I set the Kubernetes Limit to 16GB and Java `-Xmx16G`, but it keeps crashing with OOMKilled (Exit Code 137). Why?

Welcome to the JVM Off-Heap trap. 16GB -Xmx only limits the Java Heap. The JVM also allocates “Off-Heap” memory for Thread Stacks, Metaspace, and NIO buffers. Total usage hits 16.5GB, and the Linux kernel’s cgroup instantly kills the Pod without any Java logs. You MUST use -XX:MaxRAMPercentage=75.0 to leave a 25% safety buffer for the OS.

Under heavy load, my Golang Gateway randomly throws 503 errors when connecting to Redis, despite low CPU. Why?

This is SNAT Port Exhaustion. When your 50 Gateway Pods connect outbound, they use the physical Node’s IP via Source NAT. When the Node exhausts its 65,000 ephemeral ports, it drops new connections. You MUST deploy a Managed NAT Gateway, use NodeLocal DNSCache, or heavily pool connections.

Average latency is 50ms, but a 10x10 Distance Matrix always takes 2 seconds. Why?

This is the Tail at Scale (P99) problem. If you fan out 100 requests, and just 1 request hits a 2-second tail latency, the entire matrix waits 2 seconds. Averages lie. You MUST monitor Prometheus P99 metrics and implement Hedging Requests: if a request exceeds 100ms, the Gateway automatically fires a duplicate request to a different pod and takes the fastest result.

My Golang API has high latency when calling external APIs from within Kubernetes. Why?

Check your /etc/resolv.conf. Kubernetes defaults to ndots: 5. This forces the DNS resolver to append 5 internal domain suffixes to every external request, creating a massive CoreDNS query storm. You MUST use FQDNs (add a trailing dot to the URL) or lower ndots to 2 in your Pod spec.

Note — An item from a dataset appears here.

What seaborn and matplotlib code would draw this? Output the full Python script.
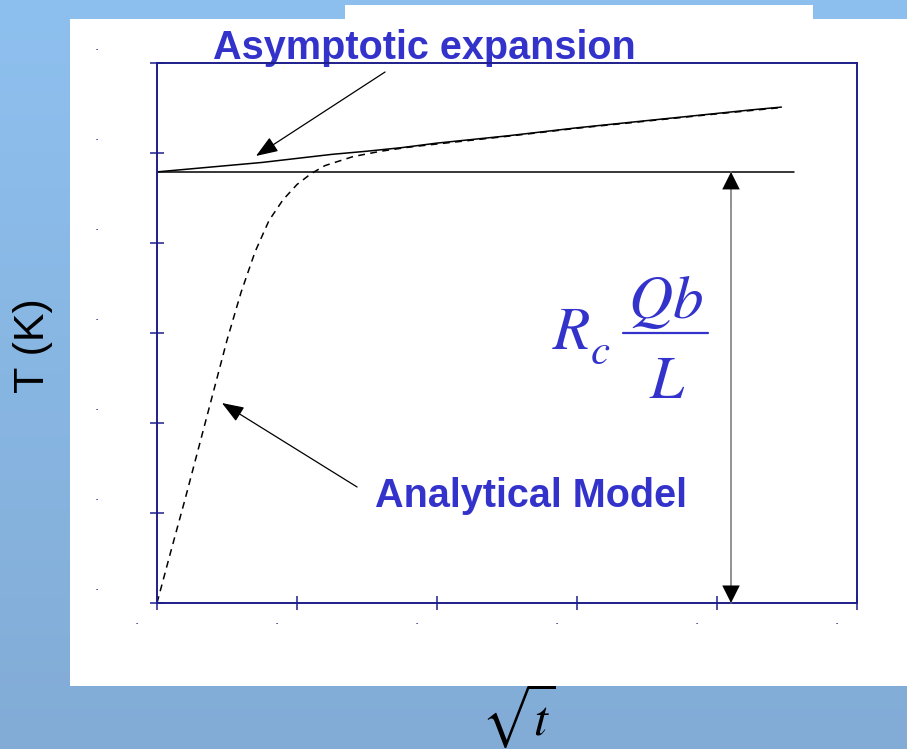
import numpy as np
import pandas as pd
import matplotlib
matplotlib.use("Agg")
import matplotlib.pyplot as plt
import seaborn as sns
from matplotlib.patches import Rectangle
from matplotlib.transforms import blended_transform_factory, ScaledTranslation

# --- data -------------------------------------------------------------
# asymptotic (long-time) expansion, T vs sqrt(t)
asym_x = [0.0, 0.25, 0.5, 0.75, 1.0, 1.25, 1.5, 1.75, 2.0, 2.25, 2.5,
          2.75, 3.0, 3.25, 3.5, 3.75, 4.0, 4.25, 4.46]
asym_y = [4.79, 4.825, 4.86, 4.895, 4.94, 4.985, 5.02, 5.06, 5.11, 5.15,
          5.19, 5.235, 5.28, 5.32, 5.36, 5.40, 5.44, 5.48, 5.51]

# full analytical model, T vs sqrt(t)
model_x = [0.0, 0.1, 0.2, 0.3, 0.4, 0.5, 0.6, 0.7, 0.8, 0.9, 1.0, 1.1,
           1.2, 1.4, 1.6, 1.8, 2.0, 2.5, 3.0, 3.5, 4.0, 4.46]
model_y = [0.0, 0.58, 1.15, 1.74, 2.33, 2.92, 3.45, 3.90, 4.25, 4.48,
           4.65, 4.77, 4.86, 4.96, 5.02, 5.065, 5.10, 5.185, 5.275,
           5.355, 5.435, 5.505]

# contact-resistance level R_c*Qb/L and its extent
plateau_y = 4.79
plateau_x_end = 4.55
bracket_x = 4.1

x_ticks = [0, 1, 2, 3, 4, 5]
y_ticks = [0, 1, 2, 3, 4, 5, 6]

# --- style ------------------------------------------------------------
sns.set_style("white")
plt.rcParams["font.family"] = ["Liberation Sans", "DejaVu Sans"]
plt.rcParams["mathtext.fontset"] = "stix"

NAVY = "#1e1e8c"
BLUE = "#3333cc"

W, H = 907, 749
fig = plt.figure(figsize=(W / 100, H / 100), dpi=100)

# slide background: soft blue gradient with white panels
bg = fig.add_axes([0, 0, 1, 1], zorder=-10)
grad = np.linspace(0, 1, 256)[:, None]
top = np.array([142, 192, 239]) / 255
bot = np.array([130, 172, 214]) / 255
img = top[None, None, :] * (1 - grad[..., None]) + bot[None, None, :] * grad[..., None]
bg.imshow(img, extent=[0, W, H, 0], aspect="auto")
bg.add_patch(Rectangle((70, 19), W - 70, 667, color="white", lw=0))
bg.add_patch(Rectangle((345, 5), 468, 15, color="white", lw=0))
bg.set_xlim(0, W)
bg.set_ylim(H, 0)
bg.axis("off")

# main plot area
ax = fig.add_axes([157 / W, (H - 603) / H, 700 / W, 540 / H], zorder=1)
ax.patch.set_alpha(0)

df_asym = pd.DataFrame({"sqrt_t": asym_x, "T": asym_y})
df_model = pd.DataFrame({"sqrt_t": model_x, "T": model_y})

sns.lineplot(data=df_asym, x="sqrt_t", y="T", ax=ax, color="black",
             lw=1.1, sort=False)
sns.lineplot(data=df_model, x="sqrt_t", y="T", ax=ax, color="black",
             lw=1.1, sort=False)
ax.lines[-1].set_dashes((4.5, 3.5))
ax.plot([0, plateau_x_end], [plateau_y, plateau_y], color="black", lw=1.1)

ax.set_xlim(0, 5)
ax.set_ylim(0, 6)
ax.set_xticks(x_ticks, labels=[""] * len(x_ticks))
ax.set_yticks(y_ticks, labels=[""] * len(y_ticks))
ax.set_xlabel("")
ax.set_ylabel("")
for s in ax.spines.values():
    s.set_color(NAVY)
    s.set_linewidth(1.4)
ax.tick_params(bottom=True, left=True, direction="inout", length=10,
               width=1.1, color=NAVY)

# tiny remnants of the tick labels
ty = blended_transform_factory(ax.transAxes, ax.transData)
for v in y_ticks:
    ax.text(-0.086, v, "-", transform=ty + ScaledTranslation(0, 0.13, fig.dpi_scale_trans),
            fontsize=5, fontweight="bold", color=NAVY, ha="center",
            va="center", clip_on=False)
tx = blended_transform_factory(ax.transData, ax.transAxes)
for v in x_ticks:
    ax.text(v, -0.038, "-", transform=tx + ScaledTranslation(-0.2, 0, fig.dpi_scale_trans),
            fontsize=5, fontweight="bold", color=NAVY, ha="center",
            va="center", clip_on=False)

# vertical bracket showing the contact-resistance jump
ax.annotate("", xy=(bracket_x, plateau_y), xytext=(bracket_x, 0),
            arrowprops=dict(arrowstyle="-", color="#808080", lw=1.2,
                            shrinkA=0, shrinkB=0))
for tip, base in [(plateau_y, plateau_y - 0.4), (0, 0.4)]:
    ax.annotate("", xy=(bracket_x, tip), xytext=(bracket_x, base),
                arrowprops=dict(arrowstyle="-|>,head_length=0.9,head_width=0.45",
                                mutation_scale=14, color="black", lw=0.01,
                                shrinkA=0, shrinkB=0))

# pointer arrows from the labels to the curves
arrow_kw = dict(arrowstyle="-|>,head_length=0.75,head_width=0.28",
                mutation_scale=18, color="black", lw=0.9, shrinkA=0, shrinkB=0)
ax.annotate("", xy=(0.707, 4.967), xytext=(1.629, 5.9),
            arrowprops=arrow_kw, annotation_clip=False)
ax.annotate("", xy=(0.464, 2.222), xytext=(1.429, 1.289),
            arrowprops=arrow_kw, annotation_clip=False)

# labels (placed in slide pixel coordinates)
bg.text(424, 59, "Asymptotic expansion", color=BLUE, fontsize=28.5,
        fontweight="bold", ha="center", va="baseline")
bg.text(375, 507, "Analytical Model", color=BLUE, fontsize=28.5,
        fontweight="bold", ha="left", va="baseline")
bg.text(33, 346, "T (K)", color="black", fontsize=31, rotation=90,
        ha="center", va="center")

# R_c Qb / L expression
fig.text(552 / W, 1 - 349 / H, r"$R$", color=BLUE, fontsize=44,
         ha="left", va="baseline")
fig.text(590 / W, 1 - 364 / H, r"$c$", color=BLUE, fontsize=31,
         ha="left", va="baseline")
fig.text(666 / W, 1 - 318 / H, r"$Qb$", color=BLUE, fontsize=44,
         ha="center", va="baseline")
fig.text(667 / W, 1 - 398 / H, r"$L$", color=BLUE, fontsize=44,
         ha="center", va="baseline")
bg.plot([623, 708], [333, 333], color=BLUE, lw=1.6)
bg.set_xlim(0, W)
bg.set_ylim(H, 0)

# x-axis label sqrt(t)
fig.text(518 / W, 1 - 716 / H, r"$\sqrt{t}$", color="black", fontsize=36,
         ha="center", va="center")

fig.savefig("out.png", dpi=100)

I enabled OpenTelemetry tracing on my Routing API, but now my Cluster CPU is at 100%. Why?

Tracing 100% of 20,000 RPS will destroy your infrastructure bandwidth and CPU. You MUST implement Tail-Based Sampling at the OTel Collector level. The collector buffers traces in RAM and ONLY exports them to Jaeger if they contain an HTTP 5xx error or extremely high P99 latency. Normal requests are discarded.